Indigenous Systems Thinking @ SA Uni

18 May, 2022 Should'a Been There0

Shoulda Been There: There are always more interesting events than hours in the day, but every now and then there is an event that is so interesting, rewarding and inspiring I cannot resist saying, “You should’a been there”.

Tyson Ynukaporta – click for audio

This time, you should’a been at the University of South Australia, or online like I was, to see Tyson Yunkaporta and Jack Manning Bancroft deliver the keynote speeches discussing Indigenous Systems Thinking at a day-long event hosted by Uni SA Yunus Social Business Centre, Wicked Lab, and Catalyst 2030.

The reason that it gets raised to Should’a Been There status is the fact that it directly tackles the yawning gulf between the ambitions of the Sustainable Development Goals and the realities of the global economy and offers an approach that might help close the gap.

Dr Yunkaporta nails the intractable dissonance between the normative agenda of, say, eliminating global poverty and the reality that all western liberal democracies fund their well-being through extraction and exploitation of one kind or another. The 11 minute summary of his keynote speech delivers that message in two parts: a yarn demonstrating the complexity of any specific issue followed by an example of how stark the challenge is when you try to address any single issue in that complex array of issues.

Listen to the summary on Geoff’s Soundcloud.

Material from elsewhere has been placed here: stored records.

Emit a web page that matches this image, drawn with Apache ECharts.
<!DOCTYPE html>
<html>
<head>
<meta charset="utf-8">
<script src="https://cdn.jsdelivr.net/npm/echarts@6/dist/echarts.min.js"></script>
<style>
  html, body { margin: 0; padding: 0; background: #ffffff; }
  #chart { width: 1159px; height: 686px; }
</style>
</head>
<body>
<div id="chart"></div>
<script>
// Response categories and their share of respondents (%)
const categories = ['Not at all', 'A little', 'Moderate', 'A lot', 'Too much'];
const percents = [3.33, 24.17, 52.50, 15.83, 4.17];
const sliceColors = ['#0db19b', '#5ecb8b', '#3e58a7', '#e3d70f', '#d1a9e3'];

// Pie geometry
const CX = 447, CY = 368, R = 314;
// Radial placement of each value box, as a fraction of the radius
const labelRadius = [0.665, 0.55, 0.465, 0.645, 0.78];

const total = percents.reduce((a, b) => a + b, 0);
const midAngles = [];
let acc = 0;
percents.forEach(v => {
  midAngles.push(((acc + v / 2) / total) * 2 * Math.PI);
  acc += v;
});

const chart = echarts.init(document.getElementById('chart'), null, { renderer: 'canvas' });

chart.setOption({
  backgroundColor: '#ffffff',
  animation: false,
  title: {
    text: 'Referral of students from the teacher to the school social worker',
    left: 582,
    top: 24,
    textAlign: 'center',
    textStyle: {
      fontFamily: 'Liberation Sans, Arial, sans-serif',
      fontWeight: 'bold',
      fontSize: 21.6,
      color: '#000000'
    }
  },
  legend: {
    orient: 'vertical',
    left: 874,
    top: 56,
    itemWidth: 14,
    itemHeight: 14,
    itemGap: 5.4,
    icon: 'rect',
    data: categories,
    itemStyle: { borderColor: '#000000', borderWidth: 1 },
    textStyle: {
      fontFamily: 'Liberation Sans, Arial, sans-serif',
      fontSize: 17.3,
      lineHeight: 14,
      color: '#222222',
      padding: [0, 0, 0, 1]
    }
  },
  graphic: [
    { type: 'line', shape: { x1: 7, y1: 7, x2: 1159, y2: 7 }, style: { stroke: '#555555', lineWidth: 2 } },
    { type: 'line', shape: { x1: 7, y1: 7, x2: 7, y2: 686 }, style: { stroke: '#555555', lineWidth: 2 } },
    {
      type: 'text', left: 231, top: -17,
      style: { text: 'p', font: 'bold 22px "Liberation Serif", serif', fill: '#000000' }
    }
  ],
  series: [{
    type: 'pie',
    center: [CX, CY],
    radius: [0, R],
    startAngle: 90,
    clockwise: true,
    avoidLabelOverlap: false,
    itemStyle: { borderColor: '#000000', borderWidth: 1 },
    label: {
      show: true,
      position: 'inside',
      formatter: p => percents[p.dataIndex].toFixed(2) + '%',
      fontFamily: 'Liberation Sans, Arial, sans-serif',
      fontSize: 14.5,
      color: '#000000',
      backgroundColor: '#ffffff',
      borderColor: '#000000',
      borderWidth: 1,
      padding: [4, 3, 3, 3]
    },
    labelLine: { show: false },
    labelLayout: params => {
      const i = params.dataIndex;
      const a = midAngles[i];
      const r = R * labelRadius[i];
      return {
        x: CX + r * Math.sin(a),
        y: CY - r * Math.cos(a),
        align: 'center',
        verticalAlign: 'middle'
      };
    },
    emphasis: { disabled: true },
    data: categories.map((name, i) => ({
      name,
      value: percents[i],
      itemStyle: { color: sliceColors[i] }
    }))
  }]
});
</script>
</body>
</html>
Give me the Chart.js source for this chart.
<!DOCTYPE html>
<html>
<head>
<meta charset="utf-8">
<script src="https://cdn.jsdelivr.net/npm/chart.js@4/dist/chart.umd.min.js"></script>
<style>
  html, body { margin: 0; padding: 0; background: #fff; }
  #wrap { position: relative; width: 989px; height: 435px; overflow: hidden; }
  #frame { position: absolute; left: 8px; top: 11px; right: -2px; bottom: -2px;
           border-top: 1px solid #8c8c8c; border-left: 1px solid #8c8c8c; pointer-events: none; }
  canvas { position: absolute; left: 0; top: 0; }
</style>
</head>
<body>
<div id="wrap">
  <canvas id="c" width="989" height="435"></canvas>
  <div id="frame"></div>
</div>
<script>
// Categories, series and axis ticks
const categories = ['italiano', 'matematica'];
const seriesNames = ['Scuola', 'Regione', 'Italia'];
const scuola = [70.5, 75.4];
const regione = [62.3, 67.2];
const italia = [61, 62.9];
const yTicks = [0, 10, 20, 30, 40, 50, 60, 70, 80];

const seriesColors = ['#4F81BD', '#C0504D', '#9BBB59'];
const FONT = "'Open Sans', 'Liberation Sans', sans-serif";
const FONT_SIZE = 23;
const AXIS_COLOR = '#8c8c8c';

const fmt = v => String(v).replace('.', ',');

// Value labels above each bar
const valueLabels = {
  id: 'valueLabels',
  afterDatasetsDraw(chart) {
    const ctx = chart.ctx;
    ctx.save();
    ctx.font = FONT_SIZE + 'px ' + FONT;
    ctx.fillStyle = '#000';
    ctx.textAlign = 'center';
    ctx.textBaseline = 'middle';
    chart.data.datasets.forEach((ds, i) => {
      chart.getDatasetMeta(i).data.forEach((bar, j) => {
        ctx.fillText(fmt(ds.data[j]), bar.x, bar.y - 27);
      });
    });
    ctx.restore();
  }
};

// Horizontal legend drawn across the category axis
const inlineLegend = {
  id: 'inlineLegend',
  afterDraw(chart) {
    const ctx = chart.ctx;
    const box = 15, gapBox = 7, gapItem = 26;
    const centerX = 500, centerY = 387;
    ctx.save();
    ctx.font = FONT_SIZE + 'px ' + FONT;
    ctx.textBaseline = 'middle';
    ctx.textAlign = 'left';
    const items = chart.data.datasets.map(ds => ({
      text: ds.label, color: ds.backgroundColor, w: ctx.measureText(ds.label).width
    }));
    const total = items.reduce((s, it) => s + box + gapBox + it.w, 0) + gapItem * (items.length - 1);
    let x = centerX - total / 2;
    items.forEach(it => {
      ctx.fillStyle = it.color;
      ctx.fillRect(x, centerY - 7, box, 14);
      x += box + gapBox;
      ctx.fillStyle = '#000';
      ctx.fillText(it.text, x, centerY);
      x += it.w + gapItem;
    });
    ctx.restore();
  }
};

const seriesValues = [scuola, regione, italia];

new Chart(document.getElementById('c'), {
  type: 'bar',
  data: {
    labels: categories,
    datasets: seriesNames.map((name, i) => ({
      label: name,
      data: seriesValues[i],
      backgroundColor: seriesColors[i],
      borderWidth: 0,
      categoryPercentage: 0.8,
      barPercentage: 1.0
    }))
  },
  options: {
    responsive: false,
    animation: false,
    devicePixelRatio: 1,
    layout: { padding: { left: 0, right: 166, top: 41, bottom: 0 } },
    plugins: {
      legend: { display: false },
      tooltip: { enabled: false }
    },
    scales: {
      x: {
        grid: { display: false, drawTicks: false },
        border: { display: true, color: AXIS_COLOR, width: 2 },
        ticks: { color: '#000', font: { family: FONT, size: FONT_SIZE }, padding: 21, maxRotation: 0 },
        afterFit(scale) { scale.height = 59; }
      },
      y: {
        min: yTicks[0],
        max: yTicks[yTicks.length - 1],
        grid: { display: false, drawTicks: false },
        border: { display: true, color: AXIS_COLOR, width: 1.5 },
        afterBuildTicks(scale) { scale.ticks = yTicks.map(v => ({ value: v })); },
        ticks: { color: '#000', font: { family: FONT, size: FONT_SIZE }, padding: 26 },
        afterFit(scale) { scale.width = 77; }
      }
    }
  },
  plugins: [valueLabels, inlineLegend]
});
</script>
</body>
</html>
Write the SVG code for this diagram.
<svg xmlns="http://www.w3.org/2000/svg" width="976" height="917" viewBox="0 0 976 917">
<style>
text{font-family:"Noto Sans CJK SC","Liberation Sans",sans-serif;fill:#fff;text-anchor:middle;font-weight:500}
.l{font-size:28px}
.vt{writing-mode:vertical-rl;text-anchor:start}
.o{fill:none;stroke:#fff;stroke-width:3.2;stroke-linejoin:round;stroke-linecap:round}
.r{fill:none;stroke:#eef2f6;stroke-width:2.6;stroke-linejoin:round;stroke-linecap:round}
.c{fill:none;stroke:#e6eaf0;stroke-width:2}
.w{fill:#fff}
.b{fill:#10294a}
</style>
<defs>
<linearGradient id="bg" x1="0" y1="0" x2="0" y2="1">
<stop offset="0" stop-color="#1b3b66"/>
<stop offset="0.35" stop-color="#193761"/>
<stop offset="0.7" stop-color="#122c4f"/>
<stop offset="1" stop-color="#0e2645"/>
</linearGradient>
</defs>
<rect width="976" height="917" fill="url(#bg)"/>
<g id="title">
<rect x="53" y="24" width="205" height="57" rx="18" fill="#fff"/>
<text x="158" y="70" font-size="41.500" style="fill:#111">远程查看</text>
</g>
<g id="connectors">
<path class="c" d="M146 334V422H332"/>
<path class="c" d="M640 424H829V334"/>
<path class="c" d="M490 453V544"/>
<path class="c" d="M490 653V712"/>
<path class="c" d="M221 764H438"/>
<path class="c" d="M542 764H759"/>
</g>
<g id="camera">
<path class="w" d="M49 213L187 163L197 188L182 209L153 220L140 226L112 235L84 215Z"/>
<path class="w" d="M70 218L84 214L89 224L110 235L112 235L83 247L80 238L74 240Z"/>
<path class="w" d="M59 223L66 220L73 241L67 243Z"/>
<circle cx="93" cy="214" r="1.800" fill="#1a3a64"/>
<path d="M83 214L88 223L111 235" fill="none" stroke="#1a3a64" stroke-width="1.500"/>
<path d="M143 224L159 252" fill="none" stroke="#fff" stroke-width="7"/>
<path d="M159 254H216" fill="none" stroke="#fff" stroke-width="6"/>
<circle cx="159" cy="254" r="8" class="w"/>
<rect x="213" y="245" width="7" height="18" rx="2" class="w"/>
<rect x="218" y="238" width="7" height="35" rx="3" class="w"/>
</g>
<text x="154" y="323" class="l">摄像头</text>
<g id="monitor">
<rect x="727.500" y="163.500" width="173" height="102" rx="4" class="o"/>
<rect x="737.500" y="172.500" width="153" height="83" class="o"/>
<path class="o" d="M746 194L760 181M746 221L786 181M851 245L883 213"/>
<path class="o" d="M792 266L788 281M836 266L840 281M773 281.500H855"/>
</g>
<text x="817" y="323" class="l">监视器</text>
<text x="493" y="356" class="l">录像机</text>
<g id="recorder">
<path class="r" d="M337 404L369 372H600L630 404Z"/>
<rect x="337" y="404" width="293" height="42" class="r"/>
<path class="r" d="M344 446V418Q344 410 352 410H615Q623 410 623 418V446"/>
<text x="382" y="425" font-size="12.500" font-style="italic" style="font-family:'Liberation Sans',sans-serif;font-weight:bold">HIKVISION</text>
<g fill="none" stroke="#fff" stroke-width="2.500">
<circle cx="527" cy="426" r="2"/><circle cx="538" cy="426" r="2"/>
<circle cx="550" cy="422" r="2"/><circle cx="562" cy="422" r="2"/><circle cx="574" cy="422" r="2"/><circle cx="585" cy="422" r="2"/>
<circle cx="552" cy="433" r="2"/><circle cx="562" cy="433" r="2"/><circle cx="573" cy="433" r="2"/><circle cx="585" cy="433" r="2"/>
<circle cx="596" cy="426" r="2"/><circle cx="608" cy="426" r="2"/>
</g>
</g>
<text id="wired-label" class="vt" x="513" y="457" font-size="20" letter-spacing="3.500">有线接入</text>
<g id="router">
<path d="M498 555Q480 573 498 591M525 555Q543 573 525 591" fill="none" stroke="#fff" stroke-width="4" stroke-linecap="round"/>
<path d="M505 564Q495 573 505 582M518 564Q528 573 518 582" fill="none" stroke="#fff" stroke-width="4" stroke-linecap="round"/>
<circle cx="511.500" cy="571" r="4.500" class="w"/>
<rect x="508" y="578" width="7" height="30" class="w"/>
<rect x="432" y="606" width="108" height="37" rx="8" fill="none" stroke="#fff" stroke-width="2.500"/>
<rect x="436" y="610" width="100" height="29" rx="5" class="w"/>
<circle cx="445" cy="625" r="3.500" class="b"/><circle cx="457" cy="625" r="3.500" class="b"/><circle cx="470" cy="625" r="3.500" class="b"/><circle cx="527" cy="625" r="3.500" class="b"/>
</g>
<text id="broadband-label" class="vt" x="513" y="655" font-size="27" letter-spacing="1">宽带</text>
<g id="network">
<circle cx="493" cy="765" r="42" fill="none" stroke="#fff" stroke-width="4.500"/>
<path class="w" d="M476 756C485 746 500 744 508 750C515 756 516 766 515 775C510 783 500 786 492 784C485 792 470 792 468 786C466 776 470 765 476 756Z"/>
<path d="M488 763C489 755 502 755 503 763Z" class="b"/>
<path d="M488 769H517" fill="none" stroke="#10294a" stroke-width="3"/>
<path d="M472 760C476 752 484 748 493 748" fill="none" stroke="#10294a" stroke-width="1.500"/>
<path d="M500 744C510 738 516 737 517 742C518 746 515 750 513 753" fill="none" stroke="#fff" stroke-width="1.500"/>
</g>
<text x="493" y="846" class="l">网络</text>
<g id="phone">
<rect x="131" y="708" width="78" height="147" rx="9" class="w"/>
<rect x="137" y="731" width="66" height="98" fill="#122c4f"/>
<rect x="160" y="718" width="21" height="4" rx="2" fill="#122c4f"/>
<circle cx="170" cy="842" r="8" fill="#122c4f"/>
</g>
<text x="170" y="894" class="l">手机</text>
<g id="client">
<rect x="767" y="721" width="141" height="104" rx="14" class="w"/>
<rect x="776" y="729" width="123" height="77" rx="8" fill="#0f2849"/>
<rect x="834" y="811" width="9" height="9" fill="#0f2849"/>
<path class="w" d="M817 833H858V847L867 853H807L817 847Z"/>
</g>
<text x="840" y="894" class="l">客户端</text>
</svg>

You can follow more of Dr Yunkaporta’s incisive thinking about issues as diverse as artificial intelligence and the nature of truth on his podcast The Other Others or in his book, Sand Talk.

Jack Manning Bancroft

Tyson describes himself as a ‘glass half empty guy’ and hands over to Jack Manning Bancroft as a ‘glass half full kinda guy’. Jack extends the narrative arc from initially identifying a similar gulf between good intentions and actual outcomes of the colonist process of indigenous recognition through specialist events such as NAIDOC, welcomes to country and indigenous studies; making the point that these activities operate as containers or ceilings rather than liberating opportunities or floors. He then describes the leap that he took in smashing the ceiling by taking poor kids from globally exploited populations and giving them opportunities among the global elite.

You can explore Jack’s work at AIME, Fone Free Web, or his books The Eagle Inside and Mentoring: The Key to a Fairer World.

It is also worth exploring the work done by the Wicked Lab and Catalyst 2030 and the other speakers on the day. I found out about the event through Emma-Kate Rose and Rob Pekin of Food Connect who were presenting on the issue of funding social enterprise.